As expected, the serious damage suffered by the Fukushima nuclear power generation facility has renewed the debate [ in Japan and throughout the world] over the safety of nuclear energy. The Fukushima plant – at forty, one of the oldest in Japan – and at least one more in western Japan are scheduled for closure. And yet, in the future, Japan has no viable alternative to nuclear energy-generating plants for both industrial and residential purposes. The logical route will probably be safer not lesser nuclear plants.
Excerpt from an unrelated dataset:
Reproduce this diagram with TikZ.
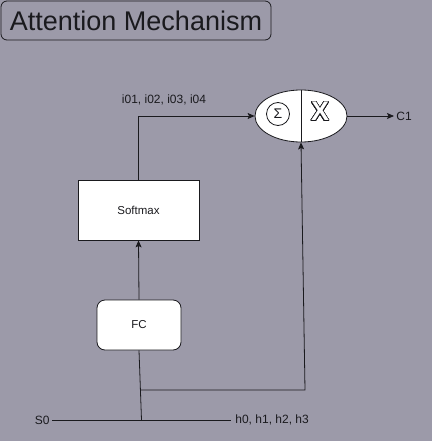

The human cost of the March 11 calamity is in the process of being tallied. The number of human lives lost may reach 30.000. The dignified and disciplined behavior of survivors in the affected areas has made a lasting impression on the rest of the human family. The Japanese version of the stiff upper lip in facing drastic adversity , takes the form of outward “serenity” and silence combined with unswerving inner determination to survive and prevail through resilience [gaman] hard work and mutual assistance . ultimately because of powerful love of life and its joys [ inherent in Shintoism]
The temporarily debilitating Tōhoku-Kantō jolt of March 11, 2011 is bound to give Japan the economic, social and political bounce it has been seeking for the past decade. Canada and other nations, as expected, started delivering rescue and other kinds of assistance within 48 hours after the earthquake struck. The people of Japan deserve the full moral support and material assistance of Canadians and the rest of the human family. In the end, however, it is its people who will rebuild the northeast and other affected areas of Japan making them safer and even more prosperous than before. A slogan of encouragement and support drawn from Japanese competitive sports fits the moment : GANBARE NIPPON!